Rescuers fought rough seas and howling winds Wednesday in a desperate search for the few survivors from an Estonian ferry that capsized and sank with nearly 1,000 people aboard. More than 830 were presumed dead.
The loss of the ferry Estonia overnight in the Baltic Sea was one of the worst maritime disasters in recent years.At the rescue coordination headquarters in Turku in southwestern Finland, operations chief Raimo Tillikainen said 126 people survived the numbing 54-degree waters. He said 42 bodies had been recovered by late afternoon and 796 people were missing and presumed dead.
Estonian authorities said the ferry's final radio message just after midnight was: "We are sinking! . . . The engines have stopped!"
There was no immediate official explanation for what caused the 515-foot vessel to capsize while sailing from Tallinn, Estonia, toward Stockholm, Sweden.
The Swedish news agency TT said two Swedish maritime inspectors criticized the vessel's seaworthiness shortly before it set out from Tallinn on Tuesday evening. The inspectors found problems with seals on front-loading doors that are designed to keep water out during rough seas, TT said.
One survivor, Henrik Sillaste, a ship's engineer on the Estonia, told The Associated Press he saw water leaking through the front cargo door. He said water quickly built up in the bottom of the ship and it began listing.
"The water reached my knees," said Sillaste.
It was not known whether the ferry's captain or other crew members survived. Tiilikainen, a Finnish coast guard official, said the ship carried 776 passengers and 188 crew members.
The Estonia had four or five bars, bands for dancing, three restaurants, gambling machines, a sauna and swimming pool, and shops. Many Estonians took the ship as a holiday on daytrips or weekends to Sweden, but the stormy weather forced an early end to the evening's partying, survivors said.
"I was sleeping, and suddenly everything was falling off the table," said Margus Kermet, a truck driver from Estonia. He rushed out of his cabin on the fourth deck and pushed his way past panicky passengers to get outside.
High waves and winds topping 56 mph hindered rescue operations about 25 miles from the Fin-nish island of Uto off the southwestern coast.
"We saw about 40 life rafts. Unfortunately, most of them were empty," said Stefan Carneros, pilot of a Swedish rescue helicopter. He said waves in the area were up to 20 feet high.
More than 500 of the passengers reportedly were Swedes, and at least 150 were Estonians.
The Estonia started sinking about 12:30 a.m. and sent out its distress signal. Some news reports said the ship sank in five minutes, while others put the time at closer to 30 minutes.
"A vessel of this size should have no problem in these winds," maritime inspector Esa Saari said in the Finnish port of Turku, the base for rescue efforts.
Some officials speculated that trucks and cars on board may have broken loose and that their shifting weight caused the capsize.

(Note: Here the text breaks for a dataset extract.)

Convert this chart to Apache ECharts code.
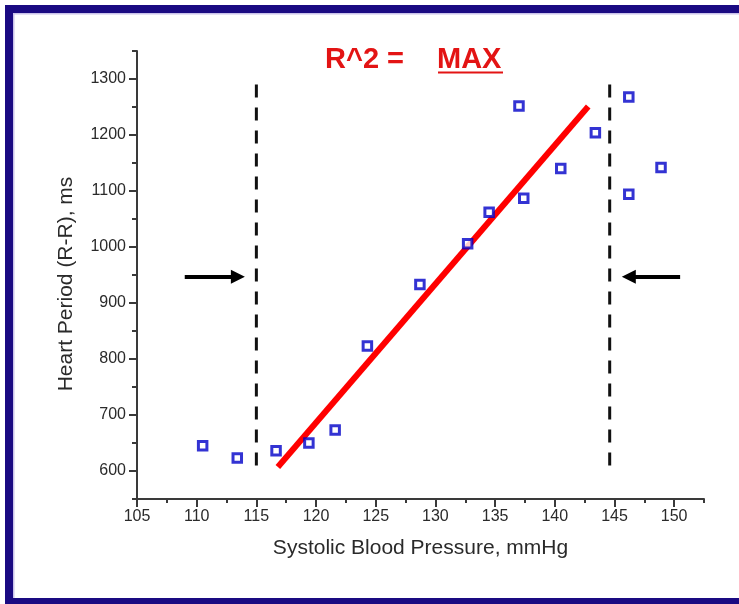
<!DOCTYPE html>
<html>
<head>
<meta charset="utf-8">
<script src="https://cdn.jsdelivr.net/npm/echarts@6/dist/echarts.min.js"></script>
<style>
html,body{margin:0;padding:0;background:#fff;}
#chart{width:739px;height:604px;}
</style>
</head>
<body>
<div id="chart"></div>
<script>
// Data
const sbp = [110.5, 113.4, 116.65, 119.4, 121.6, 124.3, 128.7, 132.7, 134.5, 137.0, 137.4, 140.5, 143.4, 146.2, 146.2, 148.9];
const rr  = [645, 623, 636, 650, 673, 823, 933, 1006, 1062, 1252, 1087, 1140, 1204, 1268, 1094, 1142];
const fitX = [116.8, 142.8];
const fitY = [607, 1251];
const windowX = [115.0, 144.6];
const windowY = [1290, 598];
const leftArrowX = [109.0, 113.45];
const rightArrowX = [150.5, 146.2];
const arrowY = 947;
const xTicks = [105, 110, 115, 120, 125, 130, 135, 140, 145, 150];
const xMinorTicks = [107.5, 112.5, 117.5, 122.5, 127.5, 132.5, 137.5, 142.5, 147.5, 152.5];
const yTicks = [600, 700, 800, 900, 1000, 1100, 1200, 1300];
const yMinorTicks = [550, 650, 750, 850, 950, 1050, 1150, 1250, 1350];

const pts = sbp.map((x, i) => [x, rr[i]]);
const font = 'Liberation Sans, Arial, sans-serif';
const axisColor = '#3a3a3a';
const textColor = '#2a2a2a';

const chart = echarts.init(document.getElementById('chart'), null, {renderer: 'canvas'});
chart.setOption({
  animation: false,
  backgroundColor: '#ffffff',
  title: [
    {text: 'R^2 =', left: 325, top: 45, padding: 0, textStyle: {color: '#e31414', fontSize: 29, fontWeight: 'bold', fontFamily: font}},
    {text: 'MAX', left: 437, top: 45, padding: 0, textStyle: {color: '#e31414', fontSize: 29, fontWeight: 'bold', fontFamily: font}}
  ],
  graphic: [
    {type: 'rect', shape: {x: 5, y: 5, width: 734, height: 8}, style: {fill: '#1a0a82'}, z: 100},
    {type: 'rect', shape: {x: 5, y: 5, width: 8, height: 599}, style: {fill: '#1a0a82'}, z: 100},
    {type: 'rect', shape: {x: 5, y: 598, width: 734, height: 6}, style: {fill: '#1a0a82'}, z: 100},
    {type: 'rect', shape: {x: 13, y: 13, width: 726, height: 1.5}, style: {fill: '#c9c2ea'}, z: 100},
    {type: 'rect', shape: {x: 13, y: 13, width: 1.5, height: 585}, style: {fill: '#c9c2ea'}, z: 100},
    {type: 'line', shape: {x1: 438, y1: 72.5, x2: 503, y2: 72.5}, style: {stroke: '#e31414', lineWidth: 2}, z: 100}
  ],
  grid: {left: 137, top: 51, width: 567, height: 448, containLabel: false},
  xAxis: [{
    type: 'value', min: 105, max: 152.5,
    name: 'Systolic Blood Pressure, mmHg', nameLocation: 'middle', nameGap: 39,
    nameTextStyle: {fontSize: 21, color: textColor, fontFamily: font},
    axisLine: {show: true, onZero: false, lineStyle: {color: axisColor, width: 2}},
    axisTick: {show: true, inside: false, length: 8, customValues: xTicks, lineStyle: {color: axisColor, width: 2}},
    axisLabel: {show: true, customValues: xTicks, margin: 10, fontSize: 16, color: textColor, fontFamily: font,
      formatter: v => String(v)},
    splitLine: {show: false}
  }, {
    type: 'value', min: 105, max: 152.5, gridIndex: 0, position: 'bottom',
    axisLine: {show: false},
    axisTick: {show: true, length: 4, customValues: xMinorTicks, lineStyle: {color: axisColor, width: 2}},
    axisLabel: {show: false},
    splitLine: {show: false}
  }],
  yAxis: [{
    type: 'value', min: 550, max: 1350,
    name: 'Heart Period (R-R), ms', nameLocation: 'middle', nameGap: 60,
    nameTextStyle: {fontSize: 21, color: textColor, fontFamily: font, padding: [0, 18, 0, 0]},
    axisLine: {show: true, onZero: false, lineStyle: {color: axisColor, width: 2}},
    axisTick: {show: true, inside: false, length: 8, customValues: yTicks, lineStyle: {color: axisColor, width: 2}},
    axisLabel: {show: true, customValues: yTicks, margin: 11, fontSize: 16, color: textColor, fontFamily: font,
      formatter: v => String(v)},
    splitLine: {show: false}
  }, {
    type: 'value', min: 550, max: 1350, gridIndex: 0, position: 'left',
    axisLine: {show: false},
    axisTick: {show: true, length: 5, customValues: yMinorTicks, lineStyle: {color: axisColor, width: 2}},
    axisLabel: {show: false},
    splitLine: {show: false}
  }],
  series: [
    {
      type: 'line', name: 'leftWindow', silent: true, symbol: 'none', z: 2,
      data: [[windowX[0], windowY[0]], [windowX[0], windowY[1]]],
      lineStyle: {color: '#111', width: 3, type: [13, 10]}
    },
    {
      type: 'line', name: 'rightWindow', silent: true, symbol: 'none', z: 2,
      data: [[windowX[1], windowY[0]], [windowX[1], windowY[1]]],
      lineStyle: {color: '#111', width: 3, type: [13, 10]}
    },
    {
      type: 'line', name: 'fit', silent: true, symbol: 'none', z: 2,
      data: [[fitX[0], fitY[0]], [fitX[1], fitY[1]]],
      lineStyle: {color: '#ff0000', width: 6}
    },
    {
      type: 'scatter', name: 'data', silent: true, z: 3,
      symbol: 'rect', symbolSize: 8.5,
      itemStyle: {color: '#ffffff', borderColor: '#0000c8', borderWidth: 3},
      data: pts,
      markLine: {
        silent: true, symbol: ['none', 'triangle'], symbolSize: 14,
        label: {show: false},
        lineStyle: {color: '#000', width: 4, type: 'solid'},
        emphasis: {disabled: true},
        data: [
          [{coord: [leftArrowX[0], arrowY]}, {coord: [leftArrowX[1], arrowY]}],
          [{coord: [rightArrowX[0], arrowY]}, {coord: [rightArrowX[1], arrowY]}]
        ]
      }
    }
  ]
});
</script>
</body>
</html>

A spokesman for the ship's owners told Estonian radio that authorities believed both engines stopped simultaneously, leaving the ferry vulnerable to the wind and waves.
"I woke up as the ship was heavily tilted to the left," one of the survivors, Neeme Kaik, told radio station KUKU in Estonia. "There were huge waves. I got dressed as fast as I could. I ran out of my cabin to the deck to see what was going on."
He said some passengers were running on the stairs and others were still in their cabins as he left the Estonia.
"There was no activity among the crew, and I did not hear any messages. I grabbed a life jacket myself, and then the boat fell on its left side completely, with the chimney hitting the water. The engines did not work," he said. "I managed to jump into a rubber boat with three other people."
At least a dozen survivors were rescued by the ferry Mariella, that ship's information officer, Per Erik Sederqvist, said.
At least 10 survivors were taken aboard the ferry Symphony, Harry M. Whipple, an American passenger on the Symphony, told The Associated Press by telephone.
Whipple, the publisher of The Cincinnati Enquirer, said he saw at least 30 black-and-orange inflatable rafts bobbing in the water, six to 10 of which had capsized.
Twenty survivors were flown by helicopter to Turku. Two were in critical condition, suffering hypothermia with body temperatures as low as 81 degrees when they arrived, said Dr. Juha Niinikoski at Turku university hospital.
"We think we have saved the patients," he said.
The deadliest maritime accident the past decade was the sinking of the ferry Dona Paz in the Philippines in 1987, when 1,749 people drowned.